OUT is a fierce, unapologetic celebration of queer resilience, a dance-theatre piece that boldly challenges the status quo while carving out a space for liberation and joy. Ray Young’s Canadian premiere takes us on a journey that dances in solidarity with global 2SLGBTQIA+ movements and confronts the violent histories that have shaped our present. With every movement, OUT visualizes a future where freedom isn’t just imagined but embodied—where queerness is not only reclaimed but celebrated with unapologetic delight. It’s a declaration, a revolt, and above all, a feast for the senses that invites us all to move, feel, and be free. | TICKETS & INFO

 

BOGOTÁ – Andrea Peña & Artists (Canada)

January 31 and February 1 | Vancouver Playhouse

BOGOTÁ is a raw, visceral journey that bends the boundaries of dance, inviting the audience into a world of brutalist landscapes and embodied histories. Choreographed by Andrea Peña, this Western Canadian premiere pulls inspiration from Colombia’s tumultuous political and spiritual heritage, morphing it into a striking physical experience. Through its transgressive movements, BOGOTÁ delves deep into themes of transmutation, resurrection, and the resilience of bodies that refuse to conform.
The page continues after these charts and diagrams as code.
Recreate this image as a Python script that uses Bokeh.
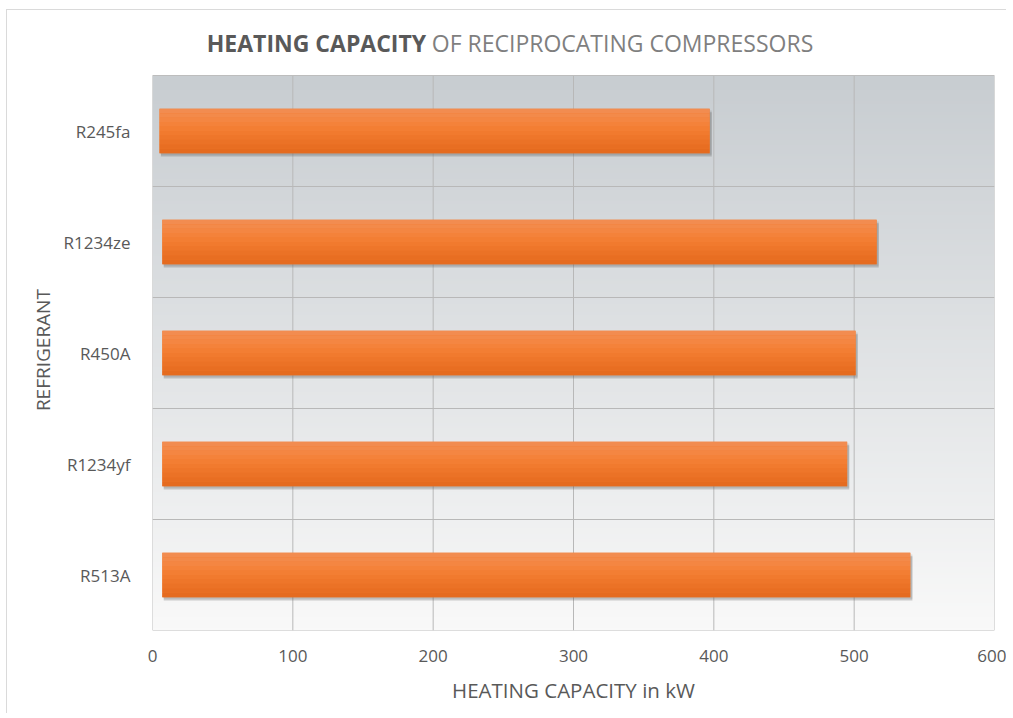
import numpy as np
from bokeh.plotting import figure
from bokeh.models import FixedTicker, Label, ColumnDataSource
from bokeh.transform import dodge
from bokeh.embed import file_html
from bokeh.resources import INLINE

# ---- data ----
refrigerants = ["R245fa", "R1234ze", "R450A", "R1234yf", "R513A"]
capacity_kw = [397, 516, 501, 495, 540]
bar_start = [5, 7, 7, 7, 7]
x_ticks = [0, 100, 200, 300, 400, 500, 600]

n = len(refrigerants)
ypos = [n - 1 - i + 0.5 for i in range(n)]

FONT = "Open Sans"
TXT = "#595959"
GRID = "#b8b8b8"
W, H_ = 1000, 704
TOP_ROOM = 65 / 111.0          # room above the plot area for the title (in category units)

p = figure(width=W, height=H_, output_backend="svg", toolbar_location=None,
           x_range=(0, 600), y_range=(0, n + TOP_ROOM),
           min_border_left=145, min_border_right=13, min_border_top=0, min_border_bottom=84)
p.styles = {"border-left": "1px solid #dadada", "border-top": "1px solid #dadada",
            "margin-left": "6px", "margin-top": "9px"}
p.background_fill_color = "#ffffff"
p.border_fill_color = "#ffffff"
p.outline_line_color = None
p.xgrid.visible = False
p.ygrid.visible = False

# gradient background of the plot area
G = 200
top = np.array([200, 205, 209], dtype=float)
bot = np.array([249, 249, 249], dtype=float)
t = np.linspace(0, 1, G)[:, None]
cols = bot * (1 - t) + top * t
img = np.zeros((G, 2), dtype=np.uint32)
view = img.view(dtype=np.uint8).reshape((G, 2, 4))
for ch in range(3):
    view[:, :, ch] = cols[:, ch:ch + 1].astype(np.uint8)
view[:, :, 3] = 255
p.image_rgba(image=[img], x=0, y=0, dw=600, dh=n, level="image")

# grid lines limited to the plot area
inner_x = x_ticks[1:-1]
p.segment(x0=inner_x, x1=inner_x, y0=[0] * len(inner_x), y1=[n] * len(inner_x),
          line_color=GRID, line_width=1)
inner_y = list(range(1, n))
p.segment(x0=[0] * len(inner_y), x1=[600] * len(inner_y), y0=inner_y, y1=inner_y,
          line_color=GRID, line_width=1)
p.quad(left=0, right=600, bottom=0, top=n, fill_alpha=0, line_color="#bdbdbd", line_width=1)

src = ColumnDataSource(dict(y=ypos, right=capacity_kw, left=bar_start,
                            sright=[c + 1.5 for c in capacity_kw],
                            sleft=[s + 1.0 for s in bar_start]))

# shadow
p.hbar(y=dodge("y", -0.03), left="sleft", right="sright", height=0.4, source=src,
       fill_color="#555555", fill_alpha=0.28, line_color=None)
p.hbar(y=dodge("y", -0.015), left="sleft", right="sright", height=0.4, source=src,
       fill_color="#555555", fill_alpha=0.15, line_color=None)

bar_h = 0.4
p.hbar(y="y", left="left", right="right", height=bar_h, source=src,
       fill_color="#f07a2c", line_color=None)
strip_cols = ["#f28c50", "#f38a4a", "#f48642", "#f4823a", "#f37e33", "#f17a2e",
              "#ee762a", "#eb7226", "#e86e22", "#e56b1f"]
ns = len(strip_cols)
sh = bar_h / ns
for k, c in enumerate(strip_cols):
    off = bar_h / 2 - sh * (k + 0.5)
    p.hbar(y=dodge("y", off), left="left", right="right", height=sh * 1.05, source=src,
           fill_color=c, line_color=None)

# axes
p.xaxis.ticker = FixedTicker(ticks=x_ticks)
p.yaxis.ticker = FixedTicker(ticks=ypos)
p.yaxis.major_label_overrides = {y: r for y, r in zip(ypos, refrigerants)}
for ax in (p.xaxis[0], p.yaxis[0]):
    ax.axis_line_color = None
    ax.major_tick_line_color = None
    ax.minor_tick_line_color = None
    ax.major_label_text_font = FONT
    ax.major_label_text_font_size = "17px"
    ax.major_label_text_color = TXT
    ax.axis_label_text_font = FONT
    ax.axis_label_text_font_style = "normal"
    ax.axis_label_text_color = TXT
p.xaxis.axis_label_text_font_size = "20.5px"
p.yaxis.axis_label_text_font_size = "19px"
p.xaxis.axis_label = "HEATING CAPACITY in kW"
# trailing no-break spaces move the rotated label down to the middle of the plot area
p.yaxis.axis_label = "REFRIGERANT" + "\u00a0" * 12
p.xaxis.major_label_standoff = 13
p.xaxis.axis_label_standoff = 11
p.yaxis.major_label_standoff = 16
p.yaxis.axis_label_standoff = 5

# two-tone title, inside the (extended) frame above the plot area
TY = n + 33 / 111.0
p.add_layout(Label(x=195, y=TY, text="HEATING CAPACITY", text_align="right",
                   text_baseline="middle", text_font=FONT, text_font_size="23px",
                   text_font_style="bold", text_color="#595959"))
p.add_layout(Label(x=199, y=TY, text="OF RECIPROCATING COMPRESSORS", text_align="left",
                   text_baseline="middle", text_font=FONT, text_font_size="23px",
                   text_font_style="normal", text_color="#7f7f7f"))

open("out.html", "w").write(file_html(p, INLINE))
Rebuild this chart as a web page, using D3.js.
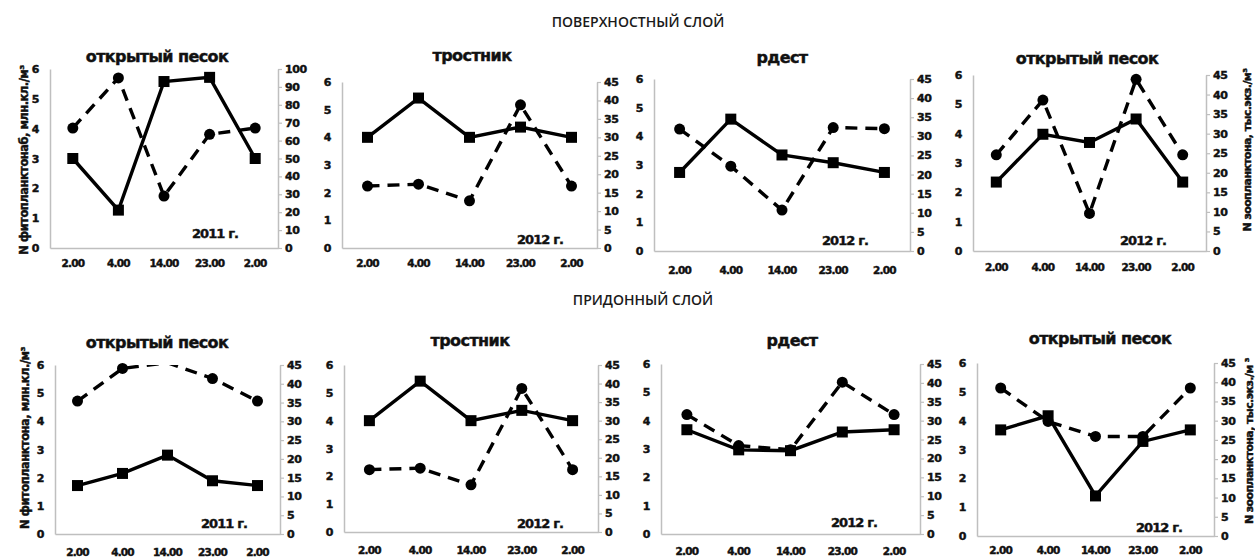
<!DOCTYPE html>
<html>
<head>
<meta charset="utf-8">
<script src="https://cdn.jsdelivr.net/npm/d3@7"></script>
<style>
body { margin: 0; background: #fff; }
svg text { font-family: "DejaVu Sans", Verdana, sans-serif; font-weight: bold; fill: #111; }
svg text.heavy { stroke: #111; stroke-width: 0.45px; }
</style>
</head>
<body>
<script>
const svgWidth = 1255;
const svgHeight = 557;

// categories (sampling time)
const times = ['2.00', '4.00', '14.00', '23.00', '2.00'];
const sections = ['ПОВЕРХНОСТНЫЙ СЛОЙ', 'ПРИДОННЫЙ СЛОЙ'];
const titles = ['открытый песок', 'тростник', 'рдест', 'открытый песок',
                'открытый песок', 'тростник', 'рдест', 'открытый песок'];
const years = ['2011 г.', '2012 г.', '2012 г.', '2012 г.',
               '2011 г.', '2012 г.', '2012 г.', '2012 г.'];
const leftTitles = ['N фитопланктонаб,  млн.кл./м³', 'N фитопланктона,  млн.кл./м³'];
const rightTitles = ['N зоопланктона,  тыс.экз./м³', 'N зоопланктона,  тыс.экз./м ³'];

// phytoplankton, left axis (solid line, squares)
const phyto = [
    [3.0, 1.27, 5.58, 5.72, 3.0],
    [4.0, 5.42, 4.0, 4.37, 4.0],
    [2.74, 4.6, 3.35, 3.08, 2.74],
    [2.35, 3.98, 3.7, 4.5, 2.35],
    [1.72, 2.15, 2.8, 1.89, 1.72],
    [4.0, 5.42, 4.0, 4.37, 4.0],
    [3.68, 2.97, 2.94, 3.6, 3.68],
    [3.68, 4.17, 1.39, 3.28, 3.68]
];
// zooplankton, right axis (dashed line, circles)
const zoo = [
    [67, 95, 29, 63.5, 67],
    [16.8, 17.3, 12.8, 38.8, 16.8],
    [31.9, 22.2, 10.7, 32.3, 32.0],
    [24.6, 38.6, 9.6, 43.9, 24.6],
    [35.4, 44.1, 45.6, 41.4, 35.4],
    [16.8, 17.2, 12.7, 38.7, 16.8],
    [31.6, 23.4, 22.3, 40.2, 31.6],
    [38.5, 29.8, 25.9, 25.9, 38.5]
];
const leftMax = [6, 6, 6, 6, 6, 6, 6, 6];
const rightMax = [100, 45, 45, 45, 45, 45, 45, 45];
const rightStep = [10, 5, 5, 5, 5, 5, 5, 5];

// panel frames on the page
const frames = [
    {l: 50, r: 278, t: 69, b: 248, tx: 157, ty: 56, yx: 215, yy: 233, xl: 263},
    {l: 342, r: 597, t: 82, b: 248, tx: 472, ty: 55, yx: 540, yy: 239, xl: 263},
    {l: 654, r: 910, t: 79, b: 251, tx: 782, ty: 57, yx: 845, yy: 240, xl: 270},
    {l: 973, r: 1206, t: 75, b: 251, tx: 1087, ty: 58, yx: 1143, yy: 240, xl: 267},
    {l: 55, r: 280, t: 365, b: 534, tx: 157, ty: 342, yx: 224, yy: 523, xl: 552},
    {l: 344, r: 598, t: 365, b: 532, tx: 470, ty: 340, yx: 540, yy: 523, xl: 550},
    {l: 661, r: 920, t: 364, b: 534, tx: 792, ty: 340, yx: 854, yy: 522, xl: 551},
    {l: 977, r: 1214, t: 363, b: 536, tx: 1100, ty: 338, yx: 1159, yy: 527, xl: 550}
];

const axisColor = '#bfbfbf';

const svg = d3.select('body')
.append('svg')
.attr('width', svgWidth)
.attr('height', svgHeight);

// section headers
svg.selectAll('text.section')
.data(sections).enter()
.append('text')
.attr('class', 'section')
.attr('x', (d, i) => i === 0 ? 638 : 643)
.attr('y', (d, i) => i === 0 ? 21 : 299)
.attr('text-anchor', 'middle')
.attr('dominant-baseline', 'central')
.style('font-family', '"Open Sans", "Noto Sans", sans-serif')
.style('font-weight', '600')
.style('font-size', '14px')
.style('fill', '#1a1a1a')
.text((d) => d);

frames.forEach((f, p) => {
    const g = svg.append('g').attr('class', 'panel');

    const x = d3.scaleBand()
    .domain(d3.range(times.length))
    .range([f.l, f.r])
    .padding(0);

    const yL = d3.scaleLinear().domain([0, leftMax[p]]).range([f.b, f.t]);
    const yR = d3.scaleLinear().domain([0, rightMax[p]]).range([f.b, f.t]);

    // left axis
    const left = g.append('g')
    .attr('transform', `translate(${f.l},0)`)
    .call(d3.axisLeft(yL).ticks(6).tickSize(0).tickPadding(11).tickFormat(d3.format('d')));

    // right axis
    const right = g.append('g')
    .attr('transform', `translate(${f.r},0)`)
    .call(d3.axisRight(yR)
        .tickValues(d3.range(0, rightMax[p] + 0.01, rightStep[p]))
        .tickSize(4).tickSizeOuter(0).tickPadding(3).tickFormat(d3.format('d')));

    // bottom axis
    const bottom = g.append('g')
    .attr('transform', `translate(0,${f.b})`)
    .call(d3.axisBottom(x).tickSize(0).tickSizeOuter(0)
        .tickPadding(f.xl - f.b - 3.5)
        .tickFormat((i) => times[i]));

    [left, right, bottom].forEach((ax) => {
        ax.select('.domain').attr('stroke', axisColor).attr('stroke-width', 1.5);
        ax.selectAll('.tick line').attr('stroke', axisColor).attr('stroke-width', 1.2);
        ax.selectAll('.tick text')
        .attr('class', 'heavy')
        .style('font-family', '"DejaVu Sans", Verdana, sans-serif')
        .style('font-weight', 'bold')
        .style('font-size', '11px')
        .style('letter-spacing', '-0.4px')
        .attr('fill', '#111');
    });
    bottom.selectAll('.tick text').style('font-size', '10.5px').style('letter-spacing', '-0.8px');

    // title and year
    g.append('text')
    .attr('class', 'heavy')
    .attr('x', f.tx).attr('y', f.ty)
    .attr('text-anchor', 'middle')
    .attr('dominant-baseline', 'central')
    .style('font-size', '16px')
    .style('letter-spacing', '-0.6px')
    .text(titles[p]);

    g.append('text')
    .attr('class', 'heavy')
    .attr('x', f.yx).attr('y', f.yy)
    .attr('text-anchor', 'middle')
    .attr('dominant-baseline', 'central')
    .style('font-size', '13px')
    .style('letter-spacing', '-0.9px')
    .text(years[p]);

    // clip to plot area
    const clipId = `clip-${p}`;
    g.append('clipPath').attr('id', clipId)
    .append('rect')
    .attr('x', f.l).attr('y', f.t)
    .attr('width', f.r - f.l).attr('height', f.b - f.t);

    const cx = (i) => x(i) + x.bandwidth() / 2;

    // phytoplankton series
    const phytoLine = d3.line().x((d, i) => cx(i)).y((d) => yL(d));
    g.append('path')
    .datum(phyto[p])
    .attr('clip-path', `url(#${clipId})`)
    .attr('fill', 'none')
    .attr('stroke', '#000')
    .attr('stroke-width', 3.4)
    .attr('d', phytoLine);

    g.selectAll('rect.sq')
    .data(phyto[p].map((v, i) => ({v, i})).filter((d) => d.v <= leftMax[p]))
    .enter().append('rect')
    .attr('class', 'sq')
    .attr('x', (d) => cx(d.i) - 5.5)
    .attr('y', (d) => yL(d.v) - 5.5)
    .attr('width', 11).attr('height', 11)
    .attr('fill', '#000');

    // zooplankton series
    const zooLine = d3.line().x((d, i) => cx(i)).y((d) => yR(d));
    g.append('path')
    .datum(zoo[p])
    .attr('clip-path', `url(#${clipId})`)
    .attr('fill', 'none')
    .attr('stroke', '#000')
    .attr('stroke-width', 3.4)
    .attr('stroke-dasharray', '12,8')
    .attr('d', zooLine);

    g.selectAll('circle.pt')
    .data(zoo[p].map((v, i) => ({v, i})).filter((d) => d.v <= rightMax[p]))
    .enter().append('circle')
    .attr('class', 'pt')
    .attr('cx', (d) => cx(d.i))
    .attr('cy', (d) => yR(d.v))
    .attr('r', 5.5)
    .attr('fill', '#000');
});

// left axis titles
[{x: 24, y: 160}, {x: 25, y: 438}].forEach((pos, i) => {
    svg.append('text')
    .attr('class', 'heavy')
    .attr('transform', `translate(${pos.x},${pos.y}) rotate(-90)`)
    .attr('text-anchor', 'middle')
    .attr('dominant-baseline', 'central')
    .style('font-size', '11.5px')
    .style('letter-spacing', '-0.5px')
    .text(leftTitles[i]);
});

// right axis titles
[{x: 1247, y: 150}, {x: 1249, y: 441}].forEach((pos, i) => {
    svg.append('text')
    .attr('class', 'heavy')
    .attr('transform', `translate(${pos.x},${pos.y}) rotate(-90)`)
    .attr('text-anchor', 'middle')
    .attr('dominant-baseline', 'central')
    .style('font-size', '11px')
    .style('letter-spacing', '-0.6px')
    .text(rightTitles[i]);
});
</script>
</body>
</html>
With every step, the performance pays tribute to the rebellion of “deviant” bodies, exploring inherited mythologies and the haunting reality of mortality, all while confronting the legacies of the post-colonial era. It’s an invitation to witness the painful, beautiful, and utterly defiant power of transformation. | TICKETS & INFO

 

Dimanche – Focus & Chaliwaté Companies (Belgium)

February 6, 7, and 8 | Vancouver Playhouse

In Dimanche, the world unravels before our eyes—somewhere between the surreal and the brutally real. Focus & Chaliwaté’s Canadian premiere takes us into the fragile heart of humanity, caught between the comfort of routine and the terror of nature’s rage. As disaster strikes, the characters remain tethered to their old ways, stubbornly clinging to the familiar even as the earth shifts beneath them. With haunting beauty, Dimanche asks a lingering question: How long can we turn a blind eye to the catastrophes that are already unfolding? | TICKETS & INFO

 

PuSh International Performing Arts Festival runs Jan. 23 to Feb. 9 at various venues around Vancouver, BC.